Sunday, June 15, 2014

Dispatch from Ontario, Canada - The Art of Cottaging



I am lucky. Growing up, my family always had a cottage to go to on weekends and for vacation. 

The first one was a cabin that my folks built next to a creek on some brush land. My dad cut cedar logs and my mom, my sister, and I (and whoever my parents could conscript for the weekend) chinked cement between them (well, truth be told, I didn't do much of that but there is a photo of me doing it at least once). The cabin was pretty simple but it and the land around it were idyllic. 

What an awesome place for a young kid. My sister and I had a tire swing, a log teeter totter, and a tree house. We'd explore the land and the creek (when it wasn't dried up). We didn't need toys to be entertained. There was always something new to explore. Buried under rocks in a field, we even found old household items from a farm many years ago - rusty buckets and tools (good thing my folks kept up our tetanus shots) and pieces of colored glass. Our archaeological dig took several days, but once done, we pieced together an old perfume atomizer. We even found the metal top. We glued it all together and my sister kept it in her room for many years, until it met its second demise due to a dusting debacle.

This past winter when I was home for the holidays, my dad, my nephew, and I snowshoed into the old cabin. It's still standing after all these years (a testament to my Dad's building prowess - he's not an architect but he is an engineer and he loves to clap a right angle), and while the trees look a lot bigger now and the area around the cabin has grown in, the place instantly brought back great memories of family times there.

When I was a bit older, my family sold the cabin and bought an A-frame cottage with 175 acres of forested land on a beautiful lake. They still have the place. The cottage had been closed up for many years with the contents left to stew, so we had to gut the place and start from scratch. But soon enough, my mom, who has a knack for decorating, turned it into a cozy place and we had great family times there in all seasons. We still do.

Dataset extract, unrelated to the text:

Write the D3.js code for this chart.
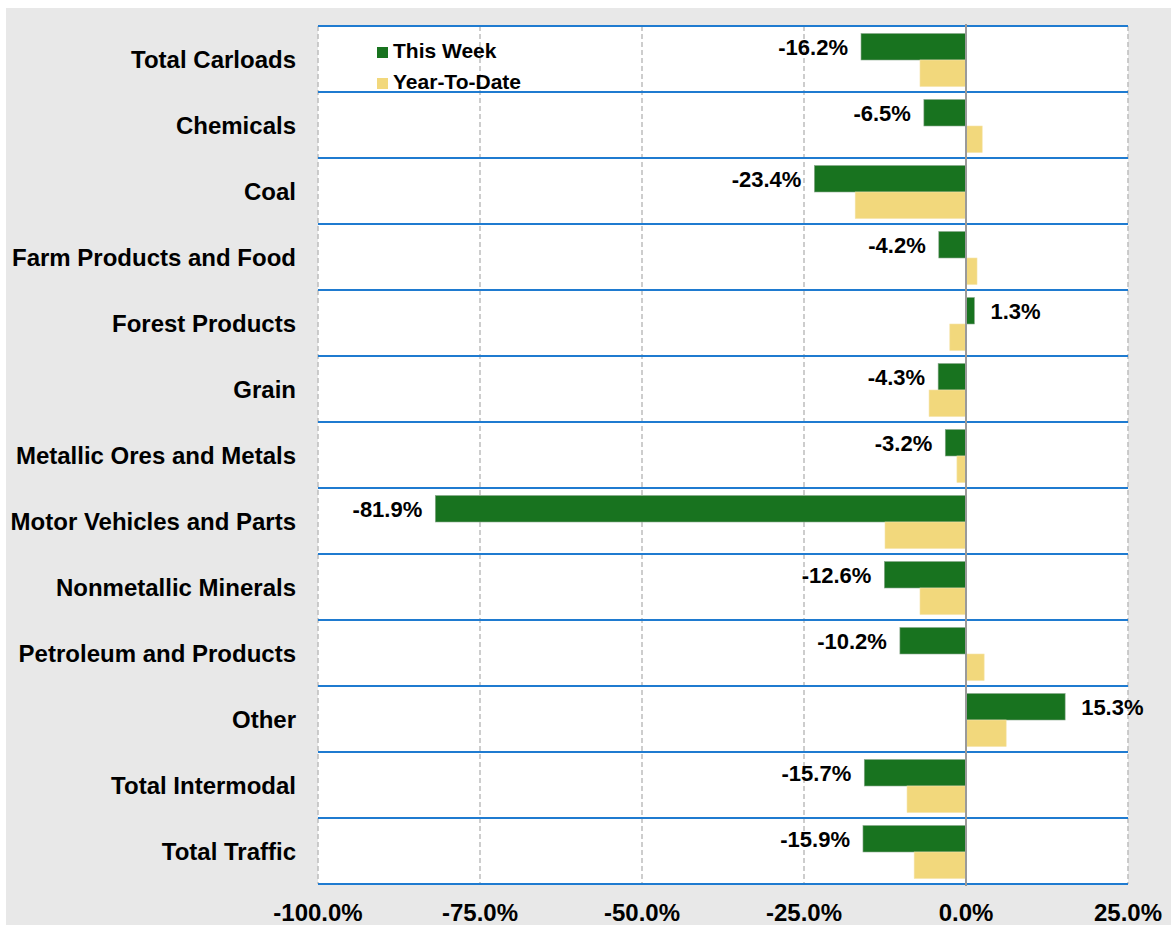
<!DOCTYPE html>
<html>
<head>
<meta charset="utf-8">
<script src="https://cdn.jsdelivr.net/npm/d3@7"></script>
<style>
  body { margin: 0; background: #fff; }
  text { font-family: Arial, "Liberation Sans", sans-serif; font-weight: bold; fill: #000; }
</style>
</head>
<body>
<div id="chart"></div>
<script>
// data
const categories = ["Total Carloads", "Chemicals", "Coal", "Farm Products and Food", "Forest Products",
  "Grain", "Metallic Ores and Metals", "Motor Vehicles and Parts", "Nonmetallic Minerals",
  "Petroleum and Products", "Other", "Total Intermodal", "Total Traffic"];
const thisWeek = [-16.2, -6.5, -23.4, -4.2, 1.3, -4.3, -3.2, -81.9, -12.6, -10.2, 15.3, -15.7, -15.9];
const yearToDate = [-7.1, 2.5, -17.1, 1.7, -2.5, -5.7, -1.4, -12.5, -7.1, 2.8, 6.2, -9.1, -8.0];
const xTicks = [-100, -75, -50, -25, 0, 25];
const seriesNames = ["This Week", "Year-To-Date"];

const width = 1171;
const height = 925;
const margin = { top: 26, right: 43, bottom: 41, left: 318 };
const boundedwidth = width - margin.left - margin.right;
const boundedheight = height - margin.top - margin.bottom;

const green = "#18731f";
const yellow = "#f2d87c";
const blue = "#1f7bd0";

const svg = d3.select("#chart").append("svg")
    .attr("width", width)
    .attr("height", height);

// grey backdrop
svg.append("rect")
    .attr("x", 6).attr("y", 8)
    .attr("width", width - 6).attr("height", height - 8)
    .attr("fill", "#e8e8e8");

const g = svg.append("g")
    .attr("transform", `translate(${margin.left},${margin.top})`);

const xScale = d3.scaleLinear().domain([-100, 25]).range([0, boundedwidth]);
const yScale = d3.scaleBand().domain(categories).range([0, boundedheight]);

g.append("rect")
    .attr("width", boundedwidth).attr("height", boundedheight)
    .attr("fill", "#fff");

// dashed vertical grid
g.selectAll(".grid")
    .data(xTicks.filter(d => d !== 0))
    .join("line")
    .attr("x1", d => xScale(d)).attr("x2", d => xScale(d))
    .attr("y1", 0).attr("y2", boundedheight)
    .attr("stroke", "#bdbdbd")
    .attr("stroke-width", 1.5)
    .attr("stroke-dasharray", "5,3");

// bars
const bh = 26.5;
const off = 7.5;
g.selectAll(".week")
    .data(thisWeek)
    .join("rect")
    .attr("x", d => xScale(Math.min(0, d)))
    .attr("y", (d, i) => yScale(categories[i]) + off)
    .attr("width", d => Math.abs(xScale(d) - xScale(0)))
    .attr("height", bh)
    .attr("fill", green)
    .attr("stroke", "#8aa88c").attr("stroke-width", 0.6);

g.selectAll(".ytd")
    .data(yearToDate)
    .join("rect")
    .attr("x", d => xScale(Math.min(0, d)))
    .attr("y", (d, i) => yScale(categories[i]) + off + bh)
    .attr("width", d => Math.abs(xScale(d) - xScale(0)))
    .attr("height", bh)
    .attr("fill", yellow)
    .attr("stroke", "#f5e3a8").attr("stroke-width", 0.6);

// blue separators
g.selectAll(".sep")
    .data(d3.range(categories.length + 1))
    .join("line")
    .attr("x1", 0).attr("x2", boundedwidth)
    .attr("y1", i => i * yScale.step()).attr("y2", i => i * yScale.step())
    .attr("stroke", blue)
    .attr("stroke-width", 2);

// zero line
g.append("line")
    .attr("x1", xScale(0)).attr("x2", xScale(0))
    .attr("y1", -2).attr("y2", boundedheight + 2)
    .attr("stroke", "#9a9a9a")
    .attr("stroke-width", 2);

// value labels
g.selectAll(".lbl")
    .data(thisWeek)
    .join("text")
    .attr("x", d => d < 0 ? xScale(d) - 13 : xScale(d) + 16)
    .attr("y", (d, i) => yScale(categories[i]) + off + bh / 2)
    .attr("dy", "0.36em")
    .attr("text-anchor", d => d < 0 ? "end" : "start")
    .style("font-size", "22px")
    .text(d => d.toFixed(1) + "%");

// category labels
svg.append("g")
    .selectAll("text")
    .data(categories)
    .join("text")
    .attr("x", margin.left - 22)
    .attr("y", d => margin.top + yScale(d) + yScale.bandwidth() / 2)
    .attr("dy", "0.36em")
    .attr("text-anchor", "end")
    .style("font-size", "24px")
    .text(d => d);

// x tick labels
svg.append("g")
    .selectAll("text")
    .data(xTicks)
    .join("text")
    .attr("x", d => margin.left + xScale(d))
    .attr("y", 921)
    .attr("text-anchor", "middle")
    .style("font-size", "24px")
    .text(d => d.toFixed(1) + "%");

// legend
const legend = svg.append("g").attr("transform", "translate(377,47)");
legend.selectAll("rect")
    .data(seriesNames)
    .join("rect")
    .attr("x", 0)
    .attr("y", (d, i) => i * 31)
    .attr("width", 11).attr("height", 11)
    .attr("fill", (d, i) => i === 0 ? green : yellow);
legend.selectAll("text")
    .data(seriesNames)
    .join("text")
    .attr("x", 16)
    .attr("y", (d, i) => i * 31 + 11)
    .style("font-size", "21px")
    .text(d => d);
</script>
</body>
</html>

The cottage was accessible only by water. When we first went to look at the place, it was winter and we had to walk across the frozen lake to see it. When we stopped on the road across the lake from the cottage, one of the locals came out and asked if he could help. When my parents told him what we were doing, he said that we could park at his place and come into his home to warm up and use the washroom. Can you believe that? We were complete strangers to this man yet he was so kind. It turns out he and his wife foreshadowed the many great people we would meet and befriend at the lake...well, except for this one dodgy guy...but let's not go there.


Our first summers at the lake were during my formative tween and teen years - I call them "The Times I Grew Into My Face". You see, when puberty hit, my nose and ears grew substantially before the rest of me did. Eventually, overcoming the Dumbo Effect, I grew into them and looked (somewhat) normal again.

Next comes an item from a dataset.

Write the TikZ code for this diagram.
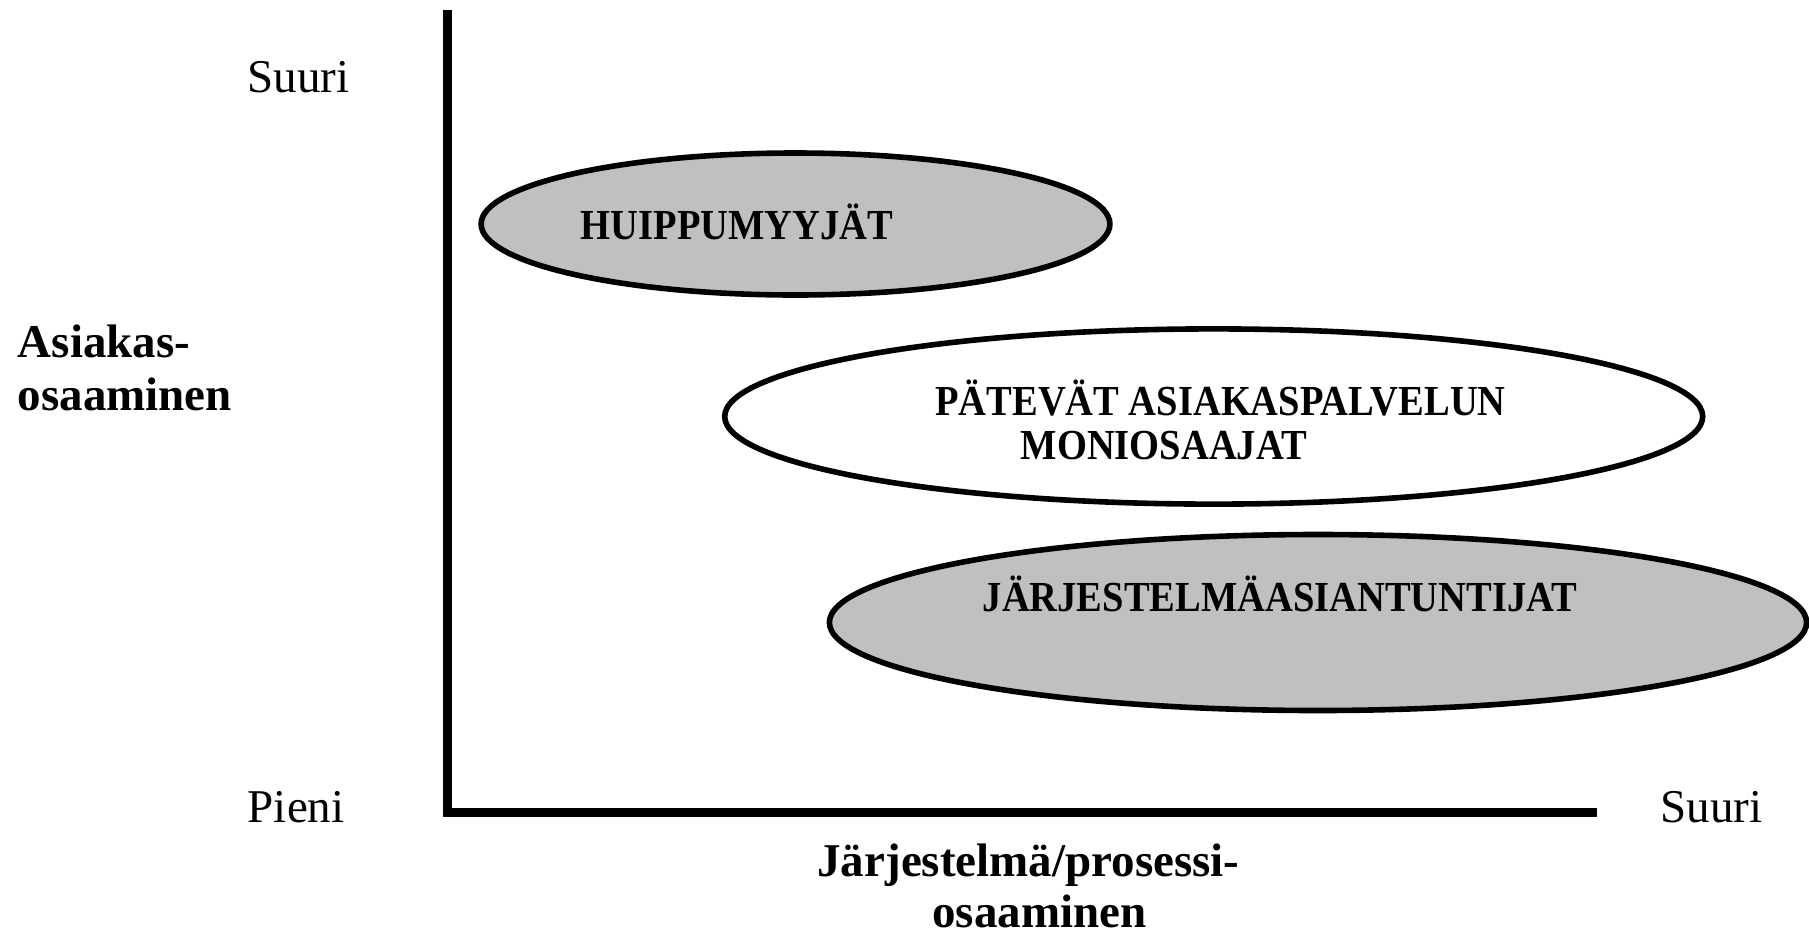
\documentclass[tikz,border=0pt]{standalone}
\usepackage{fontspec}
\setmainfont{Liberation Serif}
\newfontfamily\blobfont{Liberation Serif}[FakeStretch=0.9]
\usetikzlibrary{positioning}

\definecolor{silver}{HTML}{C0C0C0}

\tikzset{
    axis/.style={line width=2.25pt},
    group/.style={draw=black, line width=1.4pt},
    graygroup/.style={group, fill=silver},
    scalelabel/.style={inner sep=0pt, anchor=base west, font=\fontsize{11.75}{13.25}\selectfont},
    axislabel/.style={inner sep=0pt, font=\fontsize{11.75}{13.25}\selectfont\bfseries},
    grouplabel/.style={inner sep=0pt, anchor=base west, font=\fontsize{10.7}{11}\selectfont\blobfont\bfseries}
}

\begin{document}
\begin{tikzpicture}[x=0.25pt, y=-0.25pt]
    \useasboundingbox (0,0) rectangle (1809,933);

    % groups
    \filldraw[graygroup] (795.5,224) ellipse [x radius=78.6pt, y radius=17.75pt];
    \draw[group, fill=white] (1213.7,416.5) ellipse [x radius=122.25pt, y radius=21.9pt];
    \filldraw[graygroup] (1318,622.5) ellipse [x radius=122.15pt, y radius=22pt];

    \node[grouplabel] (top) at (580,239) {HUIPPUMYYJÄT};
    \node[grouplabel] (multi) at (934.5,415) {PÄTEVÄT ASIAKASPALVELUN};
    \node[grouplabel] (multib) at (1020,459) {MONIOSAAJAT};
    \node[grouplabel] (system) at (982,611.5) {JÄRJESTELMÄASIANTUNTIJAT};

    % axes
    \coordinate (origin) at (447.5,812.5);
    \coordinate (ytop) at (447.5,10);
    \coordinate (xend) at (1597,812.5);
    \draw[axis] (ytop) -- (origin |- 0,817);
    \draw[axis] (443,812.5) -- (xend);

    \node[scalelabel] (ymax) at (247,92) {Suuri};
    \node[scalelabel] (low) at (247,822.6) {Pieni};
    \node[scalelabel] (xmax) at (1660,822) {Suuri};

    \node[axislabel, anchor=base west] (ylab) at (17,357) {Asiakas-};
    \node[axislabel, anchor=base west] (ylabb) at (17,410) {osaaminen};
    \node[axislabel, anchor=base] (xlab) at (1028.5,876) {Järjestelmä/prosessi-};
    \node[axislabel, anchor=base] (xlabb) at (1039.5,927) {osaaminen};
\end{tikzpicture}
\end{document}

Summers were spent swimming, windsurfing, water skiing, and hiking. Winters were spent shoeshoeing and snowmobiling.

My sister and I each had our own bunkhouse, which was like having our own place - pretty cool.

Sometimes, it was stressful to pack things up on a Friday evening and tackle the traffic to drive out of the city and head for the cottage. But once you got into the country and got your first glimpse of the lake, all that melted away.

The cottage has evolved during the many years my family has owned it. Despite locals saying it was impossible to build a road to the cottage, my resourceful pop surveyed one and had it made. My folks also have added on to the cottage to make it more comfortable and to accommodate extended family. But the original A-frame remains.

This year, even cell-phone service is coming to the cottage. Before that our only means of communication was a cb radio or walkie-talkies to friends across the lake. If I needed to make a cell phone call, I had to drive an ATV out our road into the deep woods, up a washed out trail to the top of a hill (the highest point in the area), and stand on the ATV in a clearing to get a cell signal. One time when I was up there talking to someone, I looked over and saw a huge buck standing at the tree line staring at me. He must have been thinking, "What is that nut job doing? Humans are c-r-a-z-y!".


These days, I don't get to the cottage as much as I'd like. But I try to spend a week there each summer. I load up on good food, good wine, and good books, and settle in for some top-drawer R&R. 

Each day typically starts with coffee and breakfast on the front deck, maybe followed by a kayak ride. Next on the agenda is dock set up for a day 

of reading and listening to tunes, interspersed with a dip in the lake, and maybe some windsurfing or a paddle in the canoe. After lunch, a nap in the hammock is usually in order. In the late afternoon, the bar opens during dinner prep. Dinner usually includes something on the barbecue and a good wine is de rigueur. After dinner, it's time for a camp fire on the rocks in front of the cottage at the edge of the lake. You lean back and, without the light and air pollution of the city, see more stars than you ever thought could exist. At night when your head hits the pillow, you fall into a deep sleep - the silence is intense, broken only by an occasional loon call.

This is indeed a big, beautiful world and I've been privileged to see so much of it. But the cottage remains one of my favorite places. Good cottaging is an art form and Canadians are masters at it.